**Task description**
Write out all of the data exactly as it appears.

[START Data shown]

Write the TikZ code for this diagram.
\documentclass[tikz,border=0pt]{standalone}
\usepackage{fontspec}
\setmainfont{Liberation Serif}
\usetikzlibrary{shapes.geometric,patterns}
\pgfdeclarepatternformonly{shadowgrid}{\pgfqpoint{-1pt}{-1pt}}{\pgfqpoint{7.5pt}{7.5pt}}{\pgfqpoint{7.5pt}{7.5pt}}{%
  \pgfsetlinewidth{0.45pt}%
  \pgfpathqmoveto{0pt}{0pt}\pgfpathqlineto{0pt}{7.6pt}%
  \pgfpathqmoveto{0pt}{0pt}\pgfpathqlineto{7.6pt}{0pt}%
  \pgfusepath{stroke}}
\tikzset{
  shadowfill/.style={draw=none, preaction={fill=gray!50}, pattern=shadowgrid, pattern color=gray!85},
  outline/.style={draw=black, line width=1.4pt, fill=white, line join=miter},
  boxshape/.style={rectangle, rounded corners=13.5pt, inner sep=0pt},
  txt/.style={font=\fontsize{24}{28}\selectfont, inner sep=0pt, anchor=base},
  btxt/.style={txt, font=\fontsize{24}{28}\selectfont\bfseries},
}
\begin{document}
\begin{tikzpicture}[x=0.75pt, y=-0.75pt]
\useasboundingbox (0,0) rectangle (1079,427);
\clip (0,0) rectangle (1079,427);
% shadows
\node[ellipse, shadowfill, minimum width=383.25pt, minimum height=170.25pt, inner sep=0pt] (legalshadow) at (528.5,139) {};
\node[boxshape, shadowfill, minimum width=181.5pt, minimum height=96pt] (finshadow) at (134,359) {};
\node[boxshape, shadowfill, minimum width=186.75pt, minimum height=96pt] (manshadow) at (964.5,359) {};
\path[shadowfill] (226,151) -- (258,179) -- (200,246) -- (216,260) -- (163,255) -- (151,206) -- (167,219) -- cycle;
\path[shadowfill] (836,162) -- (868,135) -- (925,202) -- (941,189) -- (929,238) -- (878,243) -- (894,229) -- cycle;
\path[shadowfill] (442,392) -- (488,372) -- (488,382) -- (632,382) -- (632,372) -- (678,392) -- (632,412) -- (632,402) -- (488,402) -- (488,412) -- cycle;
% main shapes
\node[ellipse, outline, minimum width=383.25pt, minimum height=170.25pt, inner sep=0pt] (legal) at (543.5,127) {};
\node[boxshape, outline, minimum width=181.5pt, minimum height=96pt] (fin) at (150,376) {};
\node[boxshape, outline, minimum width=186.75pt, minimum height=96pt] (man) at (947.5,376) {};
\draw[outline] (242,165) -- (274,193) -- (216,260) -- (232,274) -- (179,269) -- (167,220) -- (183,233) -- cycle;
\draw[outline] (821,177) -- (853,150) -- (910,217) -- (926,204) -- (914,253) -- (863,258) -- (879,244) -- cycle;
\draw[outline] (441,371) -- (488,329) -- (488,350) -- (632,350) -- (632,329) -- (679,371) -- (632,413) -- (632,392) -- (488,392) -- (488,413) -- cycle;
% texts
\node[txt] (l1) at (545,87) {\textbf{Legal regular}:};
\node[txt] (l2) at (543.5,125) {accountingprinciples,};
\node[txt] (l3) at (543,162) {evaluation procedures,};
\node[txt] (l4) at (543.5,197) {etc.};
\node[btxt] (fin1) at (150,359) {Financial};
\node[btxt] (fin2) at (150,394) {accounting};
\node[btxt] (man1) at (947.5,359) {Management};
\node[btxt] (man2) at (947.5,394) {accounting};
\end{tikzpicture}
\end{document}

[END Data shown]

**Full solution**
Write the TikZ code for this diagram.
\documentclass[tikz,border=0pt]{standalone}
\usepackage{fontspec}
\setmainfont{Liberation Serif}
\usetikzlibrary{shapes.geometric,patterns}
\pgfdeclarepatternformonly{shadowgrid}{\pgfqpoint{-1pt}{-1pt}}{\pgfqpoint{7.5pt}{7.5pt}}{\pgfqpoint{7.5pt}{7.5pt}}{%
  \pgfsetlinewidth{0.45pt}%
  \pgfpathqmoveto{0pt}{0pt}\pgfpathqlineto{0pt}{7.6pt}%
  \pgfpathqmoveto{0pt}{0pt}\pgfpathqlineto{7.6pt}{0pt}%
  \pgfusepath{stroke}}
\tikzset{
  shadowfill/.style={draw=none, preaction={fill=gray!50}, pattern=shadowgrid, pattern color=gray!85},
  outline/.style={draw=black, line width=1.4pt, fill=white, line join=miter},
  boxshape/.style={rectangle, rounded corners=13.5pt, inner sep=0pt},
  txt/.style={font=\fontsize{24}{28}\selectfont, inner sep=0pt, anchor=base},
  btxt/.style={txt, font=\fontsize{24}{28}\selectfont\bfseries},
}
\begin{document}
\begin{tikzpicture}[x=0.75pt, y=-0.75pt]
\useasboundingbox (0,0) rectangle (1079,427);
\clip (0,0) rectangle (1079,427);
% shadows
\node[ellipse, shadowfill, minimum width=383.25pt, minimum height=170.25pt, inner sep=0pt] (legalshadow) at (528.5,139) {};
\node[boxshape, shadowfill, minimum width=181.5pt, minimum height=96pt] (finshadow) at (134,359) {};
\node[boxshape, shadowfill, minimum width=186.75pt, minimum height=96pt] (manshadow) at (964.5,359) {};
\path[shadowfill] (226,151) -- (258,179) -- (200,246) -- (216,260) -- (163,255) -- (151,206) -- (167,219) -- cycle;
\path[shadowfill] (836,162) -- (868,135) -- (925,202) -- (941,189) -- (929,238) -- (878,243) -- (894,229) -- cycle;
\path[shadowfill] (442,392) -- (488,372) -- (488,382) -- (632,382) -- (632,372) -- (678,392) -- (632,412) -- (632,402) -- (488,402) -- (488,412) -- cycle;
% main shapes
\node[ellipse, outline, minimum width=383.25pt, minimum height=170.25pt, inner sep=0pt] (legal) at (543.5,127) {};
\node[boxshape, outline, minimum width=181.5pt, minimum height=96pt] (fin) at (150,376) {};
\node[boxshape, outline, minimum width=186.75pt, minimum height=96pt] (man) at (947.5,376) {};
\draw[outline] (242,165) -- (274,193) -- (216,260) -- (232,274) -- (179,269) -- (167,220) -- (183,233) -- cycle;
\draw[outline] (821,177) -- (853,150) -- (910,217) -- (926,204) -- (914,253) -- (863,258) -- (879,244) -- cycle;
\draw[outline] (441,371) -- (488,329) -- (488,350) -- (632,350) -- (632,329) -- (679,371) -- (632,413) -- (632,392) -- (488,392) -- (488,413) -- cycle;
% texts
\node[txt] (l1) at (545,87) {\textbf{Legal regular}:};
\node[txt] (l2) at (543.5,125) {accountingprinciples,};
\node[txt] (l3) at (543,162) {evaluation procedures,};
\node[txt] (l4) at (543.5,197) {etc.};
\node[btxt] (fin1) at (150,359) {Financial};
\node[btxt] (fin2) at (150,394) {accounting};
\node[btxt] (man1) at (947.5,359) {Management};
\node[btxt] (man2) at (947.5,394) {accounting};
\end{tikzpicture}
\end{document}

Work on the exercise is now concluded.